Namibia’s Arandis Power Offers Eskom 120 Megawatts
Namibia’s independent power producer Arandis Power has shown strong interest in entering the South African power market by offering the country’s state-owned power utility Eskom 120MW.
The offer to aid Eskom in power generation follows South Africa’s Request for Information (RFI) made by its Department of Mineral Resources and Energy, in accord with the country’s “Risk Mitigation Power Procurement Program.”
As envisaged by the 2019 Integrated Resources Plan (IRP), the Program serves to alleviate current supply constraints in the short to medium-term future. Issued in December, the RFI evaluates the options for generating electricity power between 2,000 and 3,000 MW that can be connected to the grid in the shortest possible time and at minimum cost.
Arandis Power’s Managing Director Ezio Vernetti said that the 120 MW of flexible power generation delivered by the company falls within the framework of the RFI.
“Namibia’s electricity regulatory authority, the Electricity Control Board (ECB), has shown vision and leadership in the Southern African Power Pool by opening up the local market and the national grid to Independent Power Producers for the generation and trading of electricity, both locally and internationally,” said Vernetti.
The Arandis Power project is fully developed and ready to be implemented, and could take place within four months of signing a power purchase agreement with Eskom or any other off-taker in the Southern African Power Pool.

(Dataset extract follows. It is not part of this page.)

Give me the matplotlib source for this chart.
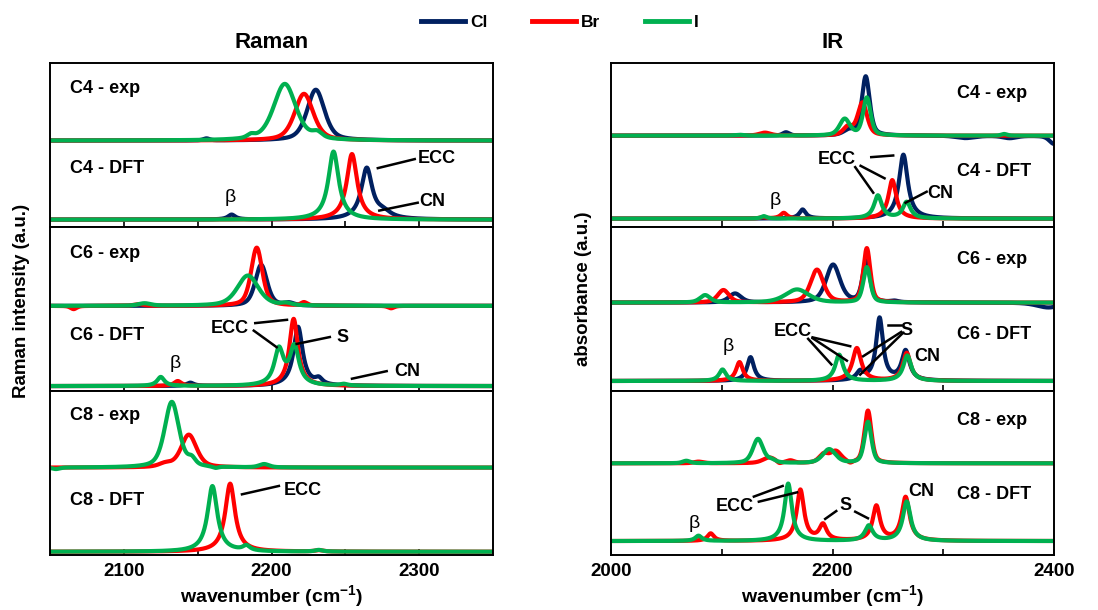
import numpy as np
import matplotlib.pyplot as plt

plt.rcParams['font.family'] = 'Liberation Sans'
plt.rcParams['font.weight'] = 'bold'
plt.rcParams['mathtext.fontset'] = 'custom'
plt.rcParams['mathtext.bf'] = 'Liberation Sans:bold'
plt.rcParams['mathtext.rm'] = 'Liberation Sans'

# Peak tables: (centre in cm-1, height, fwhm)
raman_c4_exp = {
    'Cl': [(2230, 0.31, 14), (2156, 0.012, 5)],
    'Br': [(2222, 0.285, 15)],
    'I': [(2209, 0.345, 18), (2186, 0.02, 6), (2231, 0.035, 8)],
}
raman_c4_dft = {
    'Cl': [(2264.5, 0.31, 9), (2276, 0.035, 12), (2173, 0.03, 6)],
    'Br': [(2254.5, 0.40, 8.5)],
    'I': [(2242, 0.415, 8.5)],
}
raman_c6_exp = {
    'Cl': [(2193, 0.25, 9.5), (2212, 0.015, 8)],
    'Br': [(2190, 0.355, 9), (2222, 0.02, 5), (2066, -0.02, 5),
           (2281, -0.015, 5), (2110, 0.01, 8)],
    'I': [(2184, 0.185, 17), (2114, 0.015, 10), (2210, 0.012, 8)],
}
raman_c6_dft = {
    'Cl': [(2218, 0.36, 7.5), (2232, 0.035, 6), (2145, 0.02, 6)],
    'Br': [(2215, 0.41, 7), (2136.5, 0.03, 6)],
    'I': [(2205, 0.215, 7.5), (2215.5, 0.232, 7.5), (2125, 0.055, 6), (2249, 0.01, 6)],
}
raman_c8_exp = {
    'Br': [(2144, 0.2, 12.5), (2128, 0.02, 10)],
    'I': [(2132.5, 0.4, 11.5), (2146, 0.04, 6), (2195, 0.02, 8),
          (2162, -0.01, 5), (2054, -0.01, 6)],
}
raman_c8_dft = {
    'Br': [(2172, 0.415, 8), (2232, 0.008, 6)],
    'I': [(2160, 0.40, 8), (2183, 0.03, 6), (2232, 0.01, 6)],
}

ir_c4_exp = {
    'Cl': [(2230, 0.36, 8.5), (2158, 0.02, 7), (2215, 0.03, 12),
           (2320, -0.015, 20), (2360, -0.015, 15), (2400, -0.05, 10)],
    'Br': [(2227, 0.2, 10), (2214, 0.05, 10), (2139, 0.018, 12)],
    'I': [(2231, 0.23, 8), (2211, 0.1, 11), (2116, 0.005, 10), (2355, 0.01, 6)],
}
ir_c4_dft = {
    'Cl': [(2264, 0.39, 9.5), (2173, 0.055, 7)],
    'Br': [(2254, 0.235, 8.5), (2156, 0.035, 7), (2137, 0.008, 6)],
    'I': [(2241, 0.14, 8.5), (2267, 0.1, 8.5), (2138, 0.015, 6)],
}
ir_c6_exp = {
    'Cl': [(2230.5, 0.25, 8), (2200.5, 0.23, 15), (2112, 0.055, 13),
           (2256, 0.008, 8), (2395, -0.03, 25)],
    'Br': [(2231, 0.33, 7.5), (2186, 0.2, 14), (2101.5, 0.076, 12)],
    'I': [(2231, 0.215, 7.5), (2168, 0.08, 25), (2085, 0.045, 11)],
}
ir_c6_dft = {
    'Cl': [(2242.5, 0.38, 7.5), (2266, 0.18, 8.5), (2225, 0.05, 8), (2126, 0.145, 7.5)],
    'Br': [(2222, 0.2, 9.5), (2267, 0.17, 8.5), (2116, 0.115, 7.5)],
    'I': [(2206, 0.16, 8.5), (2267.5, 0.155, 8.5), (2100.7, 0.07, 7.5)],
}
ir_c8_exp = {
    'Br': [(2232, 0.32, 7.5), (2203, 0.07, 12), (2192, 0.05, 10), (2216, -0.012, 5),
           (2079, 0.01, 10), (2162, 0.015, 8), (2152, -0.012, 5), (2143, 0.035, 14)],
    'I': [(2232, 0.252, 7.5), (2197, 0.085, 14), (2132.7, 0.148, 11),
          (2145, 0.015, 8), (2068, 0.015, 8)],
}
ir_c8_dft = {
    'Br': [(2171, 0.31, 8), (2191.4, 0.095, 8), (2239.6, 0.21, 8),
           (2266, 0.265, 8.5), (2090, 0.046, 7)],
    'I': [(2160, 0.35, 8), (2232.8, 0.092, 8.5), (2267, 0.24, 8.5), (2079, 0.032, 7)],
}

halides = ['Cl', 'Br', 'I']
colors = {'Cl': '#002060', 'Br': '#ff0000', 'I': '#00b050'}


def spectrum(x, peaks, eta):
    # pseudo-Voigt sum, eta = lorentzian fraction
    y = np.zeros_like(x)
    for c, h, w in peaks:
        lor = 1.0 / (1.0 + ((x - c) / (w / 2.0)) ** 2)
        gau = np.exp(-4 * np.log(2) * (x - c) ** 2 / w ** 2)
        y += h * (eta * lor + (1 - eta) * gau)
    return y


fig = plt.figure(figsize=(10.98, 6.10), dpi=100)

col_x = [50 / 1098, 611 / 1098]
col_w = 443 / 1098
panel_h = 164 / 610
panel_bottoms = [1 - 227 / 610, 1 - 391 / 610, 1 - 555 / 610]

raman = [(raman_c4_exp, raman_c4_dft, 0.527, 0.045, 'C4'),
         (raman_c6_exp, raman_c6_dft, 0.519, 0.030, 'C6'),
         (raman_c8_exp, raman_c8_dft, 0.533, 0.020, 'C8')]
ir = [(ir_c4_exp, ir_c4_dft, 0.557, 0.051, 'C4'),
      (ir_c6_exp, ir_c6_dft, 0.539, 0.061, 'C6'),
      (ir_c8_exp, ir_c8_dft, 0.559, 0.085, 'C8')]

LW = 3.0
axes = {}
for col, (panels, xlim) in enumerate([(raman, (2050, 2350)), (ir, (2000, 2400))]):
    x = np.linspace(xlim[0], xlim[1], 2000)
    for row, (exp_d, dft_d, exp_base, dft_base, name) in enumerate(panels):
        ax = fig.add_axes([col_x[col], panel_bottoms[row], col_w, panel_h])
        axes[(col, row)] = ax
        for h in halides:
            if h in exp_d:
                ax.plot(x, exp_base + spectrum(x, exp_d[h], 0.5), color=colors[h],
                        lw=LW, solid_capstyle='butt')
        for h in halides:
            if h in dft_d:
                ax.plot(x, dft_base + spectrum(x, dft_d[h], 1.0), color=colors[h],
                        lw=LW, solid_capstyle='butt')
        ax.set_xlim(*xlim)
        ax.set_ylim(0, 1)
        ax.set_yticks([])
        for s in ax.spines.values():
            s.set_linewidth(1.4)
        ax.tick_params(axis='x', direction='in', length=4, width=1.2, which='both',
                       labelsize=13.5, pad=6)
        if col == 0:
            ax.set_xticks([2100, 2200, 2300])
            ax.set_xticks([2150, 2250], minor=True)
            ax.text(0.045, exp_base + 0.32, name + ' - exp', transform=ax.transAxes,
                    fontsize=13, fontweight='bold', va='center')
            ax.text(0.045, dft_base + 0.31, name + ' - DFT', transform=ax.transAxes,
                    fontsize=13, fontweight='bold', va='center')
        else:
            ax.set_xticks([2000, 2200, 2400])
            ax.set_xticks([2100, 2300], minor=True)
            ax.text(2344, exp_base + 0.26, name + ' - exp', fontsize=13,
                    fontweight='bold', va='center', ha='center')
            ax.text(2346, dft_base + 0.285, name + ' - DFT', fontsize=13,
                    fontweight='bold', va='center', ha='center')
        if row < 2:
            ax.tick_params(axis='x', labelbottom=False)
        else:
            for lab in ax.get_xticklabels():
                lab.set_fontweight('bold')


def note(ax, text, xy, segs, bold=True, size=13):
    ax.text(xy[0], xy[1], text, fontsize=size, ha='center', va='center',
            fontweight='bold' if bold else 'normal')
    for (x1, y1), (x2, y2) in segs:
        ax.plot([x1, x2], [y1, y2], color='black', lw=1.8)


# Raman annotations
ax = axes[(0, 0)]
note(ax, 'ECC', (2312, 0.42), [((2272, 0.359), (2297, 0.414))])
note(ax, 'CN', (2309, 0.154), [((2273, 0.10), (2299, 0.148))])
note(ax, 'β', (2172, 0.18), [], bold=False, size=14)
ax = axes[(0, 1)]
note(ax, 'ECC', (2172, 0.384), [((2189, 0.414), (2210.5, 0.434)),
                                ((2188, 0.368), (2203.5, 0.267))])
note(ax, 'S', (2248, 0.329), [((2217, 0.287), (2239.5, 0.329))])
note(ax, 'CN', (2292, 0.121), [((2254.5, 0.075), (2278, 0.121))])
note(ax, 'β', (2135, 0.165), [], bold=False, size=14)
ax = axes[(0, 2)]
note(ax, 'ECC', (2221, 0.396), [((2180, 0.37), (2205, 0.421))])

# IR annotations
ax = axes[(1, 0)]
note(ax, 'ECC', (2204, 0.41), [((2235, 0.426), (2254.8, 0.436)),
                               ((2225.4, 0.373), (2247, 0.297)),
                               ((2220.5, 0.365), (2236.8, 0.209))])
note(ax, 'CN', (2297, 0.205), [((2266, 0.148), (2285, 0.215))])
note(ax, 'β', (2148, 0.16), [], bold=False, size=14)
ax = axes[(1, 1)]
note(ax, 'ECC', (2164, 0.364), [((2182, 0.327), (2216, 0.273)),
                                ((2178, 0.318), (2199, 0.162)),
                                ((2182, 0.322), (2213, 0.185))])
note(ax, 'S', (2267, 0.368), [((2250.5, 0.40), (2262, 0.40)),
                              ((2262, 0.36), (2227.7, 0.212)),
                              ((2263, 0.35), (2225, 0.10))])
note(ax, 'CN', (2286, 0.212), [])
note(ax, 'β', (2105.6, 0.27), [], bold=False, size=14)
ax = axes[(1, 2)]
note(ax, 'ECC', (2112, 0.295), [((2129, 0.356), (2155, 0.421)),
                                ((2133.5, 0.325), (2168, 0.382))])
note(ax, 'S', (2211.4, 0.30), [((2193.4, 0.22), (2203.4, 0.268)),
                               ((2220.5, 0.264), (2232, 0.224))])
note(ax, 'CN', (2280, 0.386), [])
note(ax, 'β', (2075, 0.19), [], bold=False, size=14)

# titles, axis labels
fig.text(272 / 1098, 1 - 43 / 610, 'Raman', fontsize=16, fontweight='bold',
         ha='center', va='center')
fig.text(833 / 1098, 1 - 43 / 610, 'IR', fontsize=16, fontweight='bold',
         ha='center', va='center')
fig.text(272 / 1098, 1 - 597 / 610, r'wavenumber (cm$^{\mathbf{-1}}$)', fontsize=14,
         fontweight='bold', ha='center', va='center')
fig.text(833 / 1098, 1 - 597 / 610, r'wavenumber (cm$^{\mathbf{-1}}$)', fontsize=14,
         fontweight='bold', ha='center', va='center')
fig.text(22 / 1098, 1 - 301 / 610, 'Raman intensity (a.u.)', fontsize=13.5,
         fontweight='bold', rotation=90, ha='center', va='center')
fig.text(584 / 1098, 1 - 289 / 610, 'absorbance (a.u.)', fontsize=13.5,
         fontweight='bold', rotation=90, ha='center', va='center')

handles = [plt.Line2D([], [], color=colors[h], lw=3.5) for h in halides]
fig.legend(handles, halides, loc='center', bbox_to_anchor=(0.51, 1 - 22 / 610),
           ncol=3, frameon=False, handlelength=2.5, handletextpad=0.3,
           columnspacing=2.6, prop={'weight': 'bold', 'size': 12.5})

fig.savefig('out.png', dpi=100)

“The Arandis Power plant is capable of supplying cost-effective power in a flexible operational mode from peaking to base load energy,” said Vernetti. “This operational flexibility, more competitive than Eskom’s diesel-driven open cycle gas turbine peaking plants, caters for unlimited starts and stops, and makes the plant an enabler of renewable energy projects in that it contributes, through its flexible operational capability (load following, voltage and frequency regulation), to compensate grid instability challenges created by intermittent solar PV and wind generators.”